Although most of the Olympia’s special stages will be on tarmac roads in the mountains and loose ones through forests, some are to be in places which are established crowd-pullers—the Nurburgring, Hockenheim circuit and the cinder tracks of three speedway stadiums. The event will by no means be won or lost on such tests which have been put in merely as publicity catchers in much the same way as the back roads of Silverstone and the estate roads of stately homes have been used on the RAC Rally of Great Britain. Indeed, to promote the sport and to foster goodwill among the public the organisers have arranged for some night time stages to be completely floodlit as spectator attractions and have put up a special award for the town or village which shows the greatest enthusiasm, is most co-operative and has the best atmosphere during the rally. The prize is to be a fully equipped children’s playground—a splendid gesture which cannot fail to rouse public enthusiasm. The same could be done elsewhere, and if there is a sporting minded contractor seeking a worthwhile outlet for some publicity expenditure in Britain, we would be pleased to offer guidance.
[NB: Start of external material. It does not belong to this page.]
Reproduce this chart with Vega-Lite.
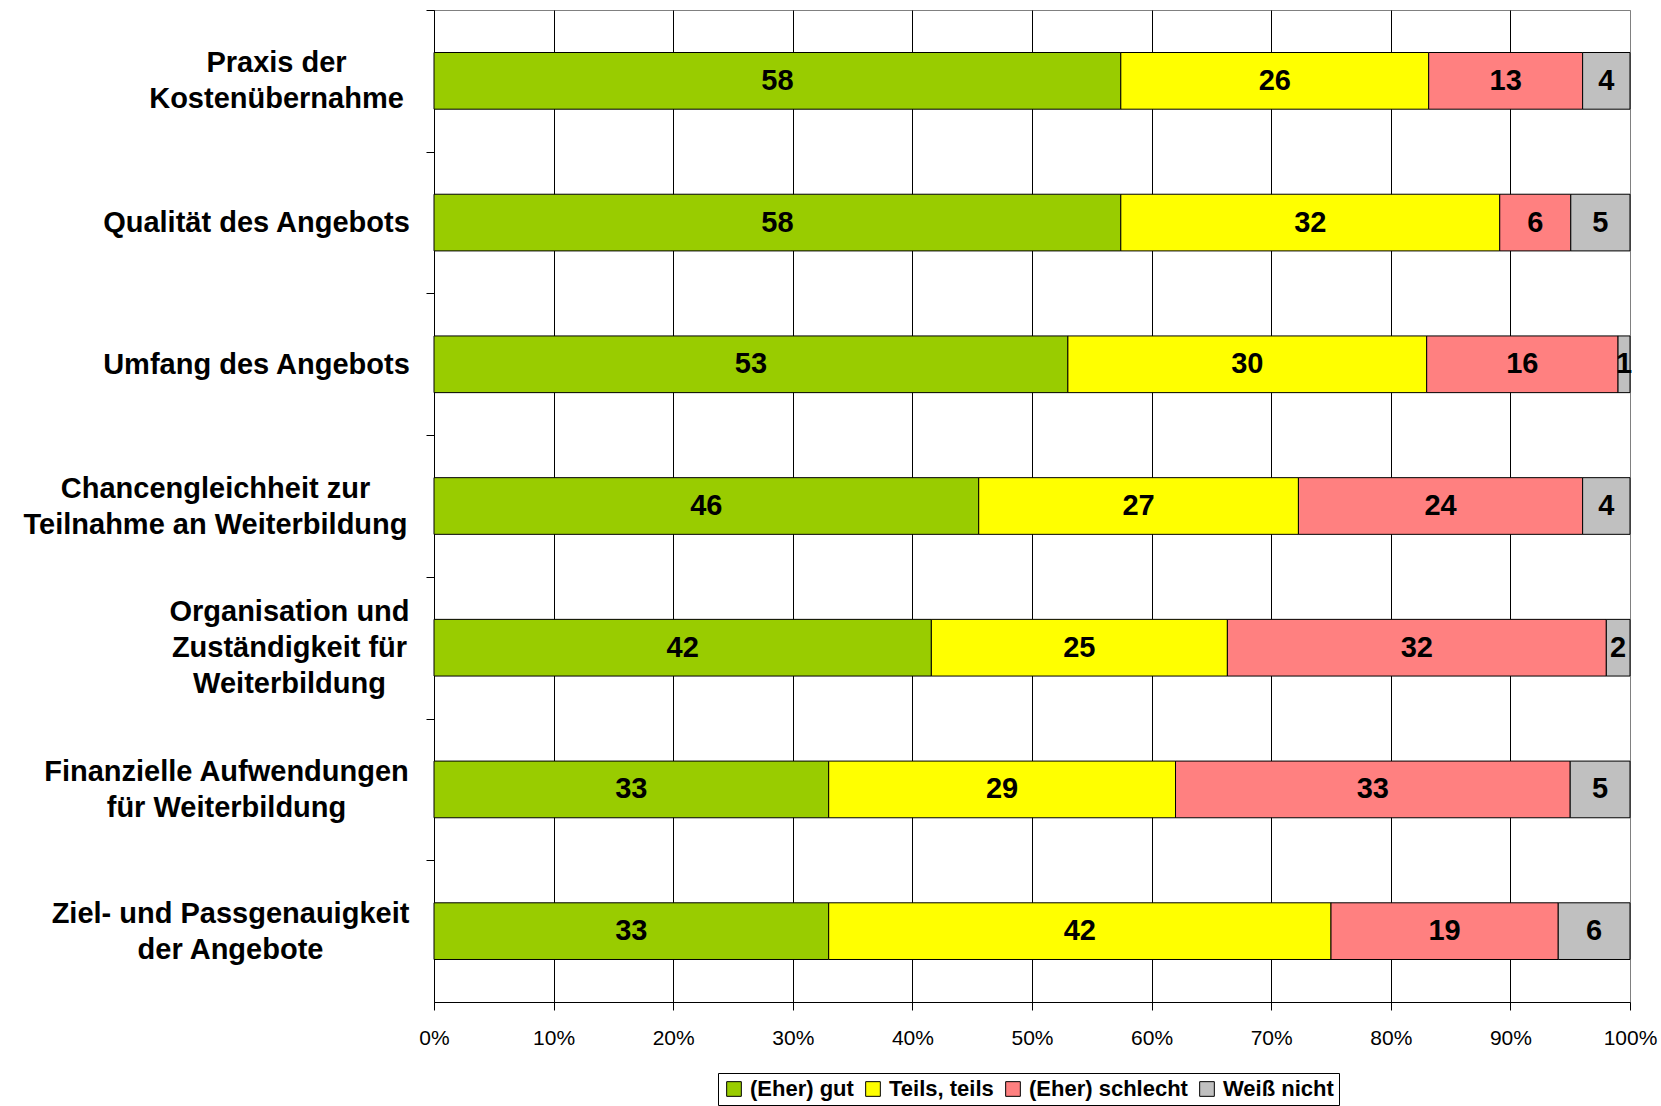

Right at the end of August is South Africa’s premier event, the Total Rally organised by Pretoria Motor Club. At one time this was a “Mickey Mouse” event, that being the term used by rallying people to describe events which resort to navigational trickery and which present crews with problems more mathematical than mechanical. But its organisers are setting out to transform the event into one based on European lines with special stages forming the meat of the competition. Some progress has been made in this direction, but there were some shortcomings last year which the organisers are putting right for this month’s effort.
The East African Safari is entirely a road event, with the competition based on open public roads—almost a road race on dirt, in fact. The Total Rally is quite unlike that, and if it progresses as its organisers expect there is no reason why the continent of Africa should not have a whole string of major rallies, others being the Ethiopian Highland Rally and the impeccably organised Moroccan Rally. — G. P.